Ciertamente, el espacio monumental se benefició de la excelente generación de arquitectos que surgió en Cantabria hace poco más de un siglo. Como Alfredo de la Escalera y Amblard, que se encargó de diseñar en 1893 este entramado de calles que apuntan hacia los acantilados de Castro-Urdiales. O como Eladio Laredo, autor del mausoleo de una familia acaudalada de la ciudad, los Artiñano, con “una propuesta en estilo gótico muy interesante”, describe Víctor Manuel Aguirre. “Todos estos panteones responden a la realidad de la época: las familias castreñas están volviendo de América con grandes fortunas y quieren enterrarse aquí con la dignidad que les corresponde”, explica el historiador. Como la indiana Isidra del Cerro, que descansa en uno de los monumentos más sobresalientes del recinto.

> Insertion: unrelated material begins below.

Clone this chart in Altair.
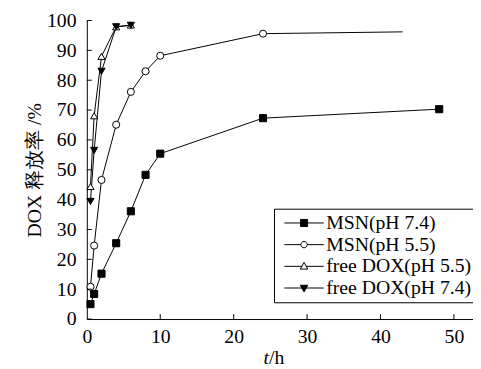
import altair as alt
import pandas as pd

# ---- data ----
series_names = ["MSN(pH 7.4)", "MSN(pH 5.5)", "free DOX(pH 5.5)", "free DOX(pH 7.4)"]

t_msn74 = [0.5, 1, 2, 4, 6, 8, 10, 24, 48]
v_msn74 = [5.0, 8.4, 15.2, 25.4, 36.1, 48.3, 55.4, 67.3, 70.3]

t_msn55 = [0.5, 1, 2, 4, 6, 8, 10, 24]
v_msn55 = [10.8, 24.6, 46.6, 65.1, 76.1, 83.0, 88.2, 95.6]
# line continues without marker
t_msn55_tail = [43]
v_msn55_tail = [96.2]

t_free = [0.5, 1, 2, 4, 6]
v_free55 = [44.4, 68.1, 88.0, 97.9, 98.5]
v_free74 = [39.4, 56.5, 83.0, 97.9, 98.4]

x_ticks = [0, 10, 20, 30, 40, 50]
y_ticks = [0, 10, 20, 30, 40, 50, 60, 70, 80, 90, 100]

rows = []
for t, v in zip(t_msn74, v_msn74):
    rows.append({"series": series_names[0], "t": t, "v": v, "mark": True})
for t, v in zip(t_msn55, v_msn55):
    rows.append({"series": series_names[1], "t": t, "v": v, "mark": True})
for t, v in zip(t_msn55_tail, v_msn55_tail):
    rows.append({"series": series_names[1], "t": t, "v": v, "mark": False})
for t, v in zip(t_free, v_free55):
    rows.append({"series": series_names[2], "t": t, "v": v, "mark": True})
for t, v in zip(t_free, v_free74):
    rows.append({"series": series_names[3], "t": t, "v": v, "mark": True})
df = pd.DataFrame(rows)

FONT = "'Liberation Serif', 'Times New Roman', serif"
FS = 20
W, H = 392, 303
XMAX = 52.6

xscale = alt.Scale(domain=[0, XMAX], nice=False, zero=False)
yscale = alt.Scale(domain=[0, 100], nice=False)

x_axis = alt.Axis(values=x_ticks, ticks=False, tickSize=0, grid=False, labelFont=FONT,
                  labelFontSize=FS, labelColor="black", labelPadding=8, domainColor="black",
                  labelFlush=False, labelOverlap=False, title=None)
y_axis = alt.Axis(values=y_ticks, ticks=False, tickSize=0, grid=False, labelFont=FONT,
                  labelFontSize=FS, labelColor="black", labelPadding=11, domainColor="black",
                  labelOverlap=False,
                  title="DOX 释放率 /%", titleFont=FONT, titleFontSize=FS, titleFontWeight="normal",
                  titleColor="black", titleX=-53, titleY=H / 2, titleBaseline="middle",
                  titleAnchor="middle")

X = alt.X("t:Q", scale=xscale, axis=x_axis)
Y = alt.Y("v:Q", scale=yscale, axis=y_axis)

base = alt.Chart(df)

lines = base.mark_line(color="black", strokeWidth=1).encode(
    x=X, y=Y, detail="series:N", order="t:Q",
)

marker_shapes = ["square", "circle", "triangle-up", "triangle-down"]
marker_fills = ["black", "white", "white", "black"]

points = base.transform_filter("datum.mark").mark_point(
    filled=True, size=52, stroke="black", strokeWidth=1, opacity=1
).encode(
    x=X, y=Y,
    shape=alt.Shape("series:N", scale=alt.Scale(domain=series_names, range=marker_shapes), legend=None),
    fill=alt.Fill("series:N", scale=alt.Scale(domain=series_names, range=marker_fills), legend=None),
)

# legend symbol paths: 1 unit = 10 px (symbolSize 400)
legend_paths = [
    "M-2,0H2M-0.36,-0.36H0.36V0.36H-0.36Z",
    "M-2,0H-0.32M0.32,0H2M0.32,0A0.32,0.32,0,1,1,-0.32,0A0.32,0.32,0,1,1,0.32,0Z",
    "M-2,0H-0.2M0.2,0H2M0,-0.4L0.38,0.28H-0.38Z",
    "M-2,0H2M0,0.4L0.38,-0.28H-0.38Z",
]

leg = alt.Legend(title=None, orient="none", legendX=190, legendY=191, strokeColor="black",
                 padding=4, labelFont=FONT, labelFontSize=FS, labelColor="black",
                 labelOffset=12, symbolOffset=16, symbolSize=400, symbolStrokeColor="black",
                 symbolStrokeWidth=1, rowPadding=1, labelLimit=400, symbolOpacity=1)

legend_layer = base.transform_filter("datum.t < -100").mark_point(
    filled=True, strokeWidth=1, opacity=1
).encode(
    x=X, y=Y,
    shape=alt.Shape("series:N", scale=alt.Scale(domain=series_names, range=legend_paths), legend=leg),
    fill=alt.Fill("series:N", scale=alt.Scale(domain=series_names, range=marker_fills), legend=leg),
    stroke=alt.Stroke("series:N", scale=alt.Scale(domain=series_names, range=["black"] * 4), legend=leg),
)

ytick_df = pd.DataFrame({"v": y_ticks})
xtick_df = pd.DataFrame({"t": [t for t in x_ticks if t > 0]})

yticks = alt.Chart(ytick_df).mark_rule(color="black", strokeWidth=1).encode(
    y=Y, x=alt.value(0), x2=alt.value(5)
)
xticks = alt.Chart(xtick_df).mark_rule(color="black", strokeWidth=1).encode(
    x=X, y=alt.value(H), y2=alt.value(H - 5)
)

one = pd.DataFrame({"a": [0]})
t_text = alt.Chart(one).mark_text(font=FONT, fontSize=FS, fontStyle="italic", align="right",
                                  baseline="middle", color="black").encode(
    text=alt.value("t"), x=alt.value(185), y=alt.value(H + 40))
h_text = alt.Chart(one).mark_text(font=FONT, fontSize=FS, align="left",
                                  baseline="middle", color="black").encode(
    text=alt.value("/h"), x=alt.value(185), y=alt.value(H + 40))

chart = alt.layer(lines, points, legend_layer, yticks, xticks, t_text, h_text).resolve_scale(
    shape="independent", fill="independent", stroke="independent"
).properties(
    width=W, height=H,
    padding={"left": 80, "top": 10, "right": 0, "bottom": 48},
    autosize=alt.AutoSizeParams(type="none"),
    background="white",
).configure_view(stroke=None)

chart.save("out.html", embed_options={"renderer": "svg", "actions": False})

De regreso a la entrada, Aguirre hace parada en una de sus debilidades personales. Sobre un frontal de piedra aparece la escena cristiana del descendimiento de la cruz, obra de Gregorio Helzel. “Es un estilo de moda en los años treinta, influenciado por ideologías muy estrictas, como el fascismo: dedos gruesos y formas y rostros muy duros”, pormenoriza. Aunque Víctor Manuel ha dejado para el final de la visita —que, en realidad, es el punto culminante de este itinerario artístico— un testimonio que reafirma los cementerios como lugares de arte y patrimonio, sitios donde los creadores proyectaron obras vetadas fuera de ellos. “Lo más interesante de este conjunto es el ángel anunciador, con formas de mujer, vestido a la manera egipcia”, indica. Se trata de un voluminoso mausoleo realizado en estilo secesionista, solo afeado por la reciente restauración de sus elementos de bronce con un grosero espray dorado. “Es la culminación de la obra de Leonardo Rucabado”, valora Aguirre. Lo construyó a principios del siglo XX para la familia de su esposa, los Del Sel. Para su desgracia, el prolífico diseñador murió de gripe con tan solo 43 años. “Él nunca pensaría ser de los primeros en enterrarse aquí”, presume el historiador. Fue la aportación más valiosa de Rucabado a este museo que, quizá, podrá disfrutar… desde el otro mundo.